Nicaragua, Albania, Cambodia, Kuwait, Namibia, Pakistan, and Zimbabwe have been removed from the Financial Actions Task Force’s gray list, according to a press release from the FATF. In it’s decision in regard to Nicaragua, the FATF cited the country’s legal and regulatory framework that has developed to meet its commitments regarding strategic deficiencies identified in June 2011
The decision to remove the seven countries was announced during FATF meetings in Paris. The FATF also moved Indonesia to the “improving” list, citing progress made on meeting FATF standards in that country, and called out Uganda for failing to meet FATF standards.
Gray list countries are those that are in noncompliance with the FATF’s anti-money-laundering and counter-terrorist-financing standards.
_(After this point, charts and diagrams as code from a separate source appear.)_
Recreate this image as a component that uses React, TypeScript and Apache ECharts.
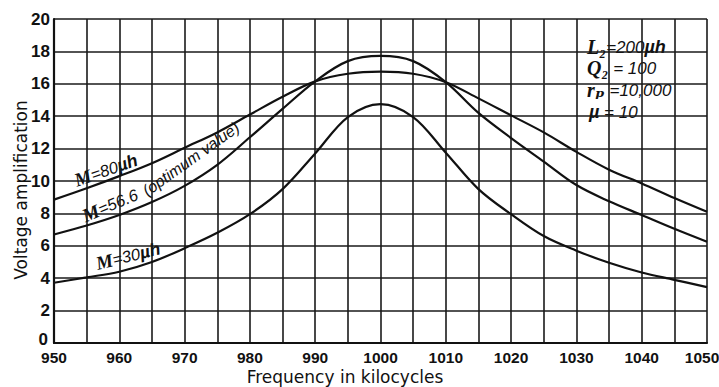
import React, { useEffect, useRef } from "react";
import * as echarts from "echarts";

const freq = [950, 955, 960, 965, 970, 975, 980, 985, 990, 995, 1000, 1005, 1010, 1015, 1020, 1025, 1030, 1035, 1040, 1045, 1050];
const m80 = [8.85, 9.55, 10.3, 11.1, 12.05, 13.0, 14.1, 15.2, 16.15, 16.62, 16.75, 16.62, 16.1, 15.1, 14.05, 13.0, 11.8, 10.7, 9.85, 8.95, 8.1];
const m566 = [6.7, 7.25, 7.9, 8.7, 9.7, 11.0, 12.7, 14.45, 16.15, 17.4, 17.72, 17.4, 16.1, 14.2, 12.65, 11.2, 9.75, 8.75, 7.9, 7.05, 6.25];
const m30 = [3.72, 4.05, 4.4, 5.0, 5.85, 6.8, 7.95, 9.5, 11.7, 13.95, 14.75, 13.95, 11.75, 9.5, 7.95, 6.6, 5.7, 4.95, 4.35, 3.9, 3.45];
const yTicks = [0, 2, 4, 6, 8, 10, 12, 14, 16, 18, 20];
const xLabelValues = [950, 960, 970, 980, 990, 1000, 1010, 1020, 1030, 1040, 1050];

const LABEL_FONT = "'Liberation Sans', Arial, sans-serif";
const SERIF = "'Liberation Serif', 'DejaVu Serif', serif";
const ITAL = "'Liberation Sans', 'DejaVu Sans', sans-serif";
const TITLE = "'DejaVu Sans', sans-serif";

export default function App() {
  const ref = useRef<HTMLDivElement>(null);
  useEffect(() => {
    document.body.style.margin = "0";
    const chart = echarts.init(ref.current!, undefined, { renderer: "svg" });
    const toPairs = (arr: number[]) => freq.map((f, i) => [f, arr[i]]);
    const lineStyle = { color: "#111", width: 2.2 };
    const richM = {
      m: { fontFamily: SERIF, fontStyle: "italic", fontWeight: "bold", fontSize: 19, fill: "#111" },
      t: { fontFamily: ITAL, fontStyle: "italic", fontSize: 16.5, fill: "#111" },
      u: { fontFamily: ITAL, fontStyle: "italic", fontWeight: "bold", fontSize: 17.5, fill: "#111" },
    };
    const richBox = {
      m: { fontFamily: SERIF, fontStyle: "italic", fontWeight: "bold", fontSize: 20, fill: "#111" },
      t: { fontFamily: ITAL, fontStyle: "italic", fontSize: 17, fill: "#111" },
      u: { fontFamily: ITAL, fontStyle: "italic", fontWeight: "bold", fontSize: 18, fill: "#111" },
    };
    chart.setOption({
      animation: false,
      backgroundColor: "#fff",
      grid: { left: 54, right: 12, top: 19, bottom: 44, containLabel: false, outerBoundsMode: "none" },
      xAxis: {
        type: "value",
        min: 950,
        max: 1050,
        interval: 5,
        axisLine: { show: true, lineStyle: { color: "#111", width: 2.2 } },
        axisTick: { show: false },
        splitLine: { show: true, lineStyle: { color: "#1a1a1a", width: 1.6 } },
        axisLabel: {
          margin: 6,
          color: "#111",
          fontSize: 15.5,
          fontWeight: "bold",
          fontFamily: LABEL_FONT,
          showMinLabel: true,
          showMaxLabel: true,
          formatter: (v: number) =>
            v === 1050 ? "{e|1050}" : xLabelValues.indexOf(v) >= 0 ? String(v) : "",
          rich: {
            e: { fontSize: 15.5, fontWeight: "bold", fontFamily: LABEL_FONT, color: "#111", padding: [0, 10, 0, 0] },
          },
        },
      },
      yAxis: {
        type: "value",
        min: 0,
        max: 20,
        interval: 2,
        axisLine: { show: true, lineStyle: { color: "#111", width: 2.2 } },
        axisTick: { show: false },
        splitLine: { show: true, lineStyle: { color: "#1a1a1a", width: 1.6 } },
        axisLabel: {
          margin: 4,
          color: "#111",
          fontSize: 17,
          fontWeight: "bold",
          fontFamily: LABEL_FONT,
          formatter: (v: number) => (v === 0 ? "{z|0}" : yTicks.indexOf(v) >= 0 ? String(v) : ""),
          rich: {
            z: { fontSize: 17, fontWeight: "bold", fontFamily: LABEL_FONT, color: "#111", padding: [0, 2, 8, 0] },
          },
        },
      },
      series: [
        { name: "M=80µh", type: "line", data: toPairs(m80), smooth: 0.35, showSymbol: false, lineStyle },
        { name: "M=56.6", type: "line", data: toPairs(m566), smooth: 0.35, showSymbol: false, lineStyle },
        { name: "M=30µh", type: "line", data: toPairs(m30), smooth: 0.35, showSymbol: false, lineStyle },
      ],
      graphic: [
        {
          type: "text",
          x: 21,
          y: 190,
          rotation: Math.PI / 2,
          style: {
            text: "Voltage amplification",
            fontFamily: TITLE,
            fontSize: 17,
            fill: "#111",
            textAlign: "center",
            textVerticalAlign: "middle",
          },
        },
        {
          type: "text",
          x: 345,
          y: 377,
          style: {
            text: "Frequency in kilocycles",
            fontFamily: TITLE,
            fontSize: 17,
            fill: "#111",
            textAlign: "center",
            textVerticalAlign: "middle",
          },
        },
        {
          type: "text",
          x: 106,
          y: 170,
          rotation: 0.33,
          style: {
            text: "{m|M}{t|=80}{u|µh}",
            rich: richM,
            backgroundColor: "#fff",
            padding: [0, 2],
            textAlign: "center",
            textVerticalAlign: "middle",
          },
        },
        {
          type: "text",
          x: 110,
          y: 205,
          rotation: 0.4,
          style: {
            text: "{m|M}{t|=56.6}",
            rich: richM,
            backgroundColor: "#fff",
            padding: [0, 1],
            textAlign: "center",
            textVerticalAlign: "middle",
          },
        },
        {
          type: "text",
          x: 191,
          y: 159,
          rotation: 0.62,
          style: {
            text: "(optimum value)",
            fontFamily: ITAL,
            fontStyle: "italic",
            fontSize: 16,
            fill: "#111",
            backgroundColor: "#fff",
            textAlign: "center",
            textVerticalAlign: "middle",
          },
        },
        {
          type: "text",
          x: 128,
          y: 256,
          rotation: 0.24,
          style: {
            text: "{m|M}{t|=30}{u|µh}",
            rich: richM,
            backgroundColor: "#fff",
            padding: [0, 2],
            textAlign: "center",
            textVerticalAlign: "middle",
          },
        },
        {
          type: "rect",
          shape: { x: 586, y: 35, width: 94, height: 88 },
          style: { fill: "#fff" },
        },
        {
          type: "text",
          x: 587,
          y: 47,
          style: { text: "{m|L₂}{t|=200}{u|µh}", rich: richBox, textVerticalAlign: "middle" },
        },
        {
          type: "text",
          x: 587,
          y: 68,
          style: { text: "{m|Q₂}{t| = 100}", rich: richBox, textVerticalAlign: "middle" },
        },
        {
          type: "text",
          x: 587,
          y: 90,
          style: { text: "{m|rₚ}{t| =10,000}", rich: richBox, textVerticalAlign: "middle" },
        },
        {
          type: "text",
          x: 589,
          y: 112,
          style: { text: "{u|µ}{t| = 10}", rich: richBox, textVerticalAlign: "middle" },
        },
      ],
    });
    return () => chart.dispose();
  }, []);
  return <div ref={ref} style={{ width: 719, height: 387, position: "absolute", left: 0, top: 0 }} />;
}
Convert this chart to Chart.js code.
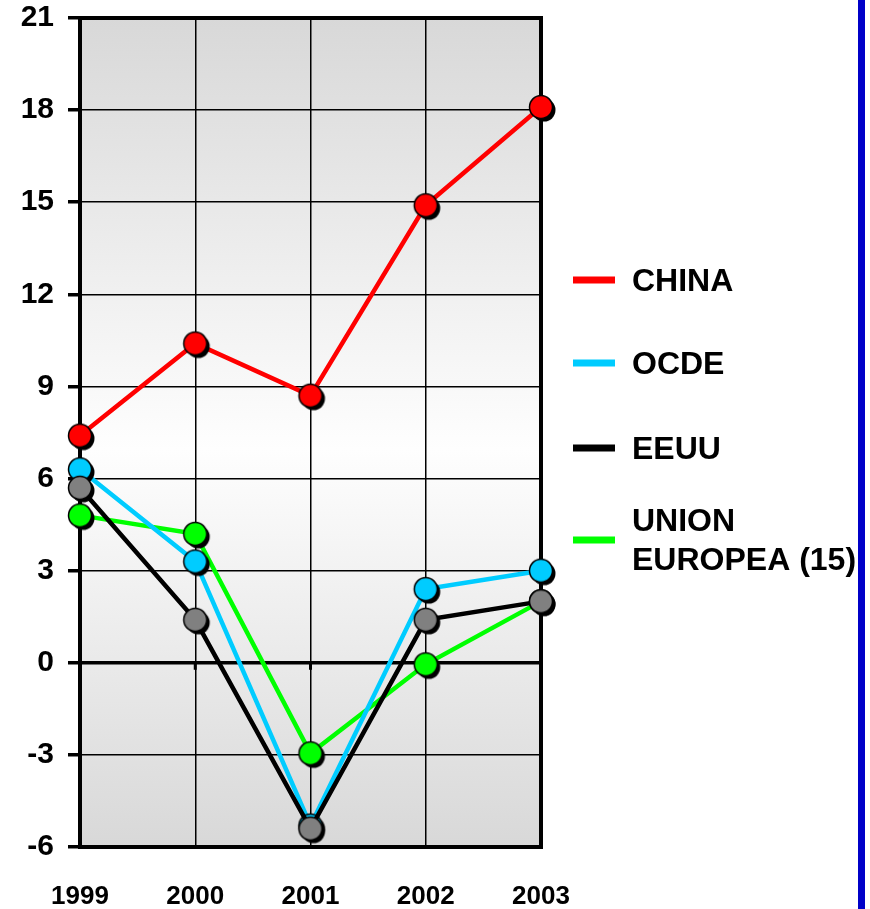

The FATF was formed in 1989 on the initiative of the G7 countries with the purpose of combating international money laundering and terrorist financing. It has since expanded to include 36 member countries.
Being of the FATF gray list can cause problems for countries, restricting gray country financial institutions in how they can relate with the international financial system.
Countries that remain on the FATF gray list include Afghanistan, Angola, Guyana, Laos, Panama, Sudan, Indonesia, Papua New Guinea, Syria, Uganda, Yemen, and Iraq. The FATF blacklist, on which the FATF calls on member countries to impose countermeasures, includes Iran and North Korea. Ecuador, Algeria, and Myanmar are countries on the blacklist that the FATF does not call for countermeasures against.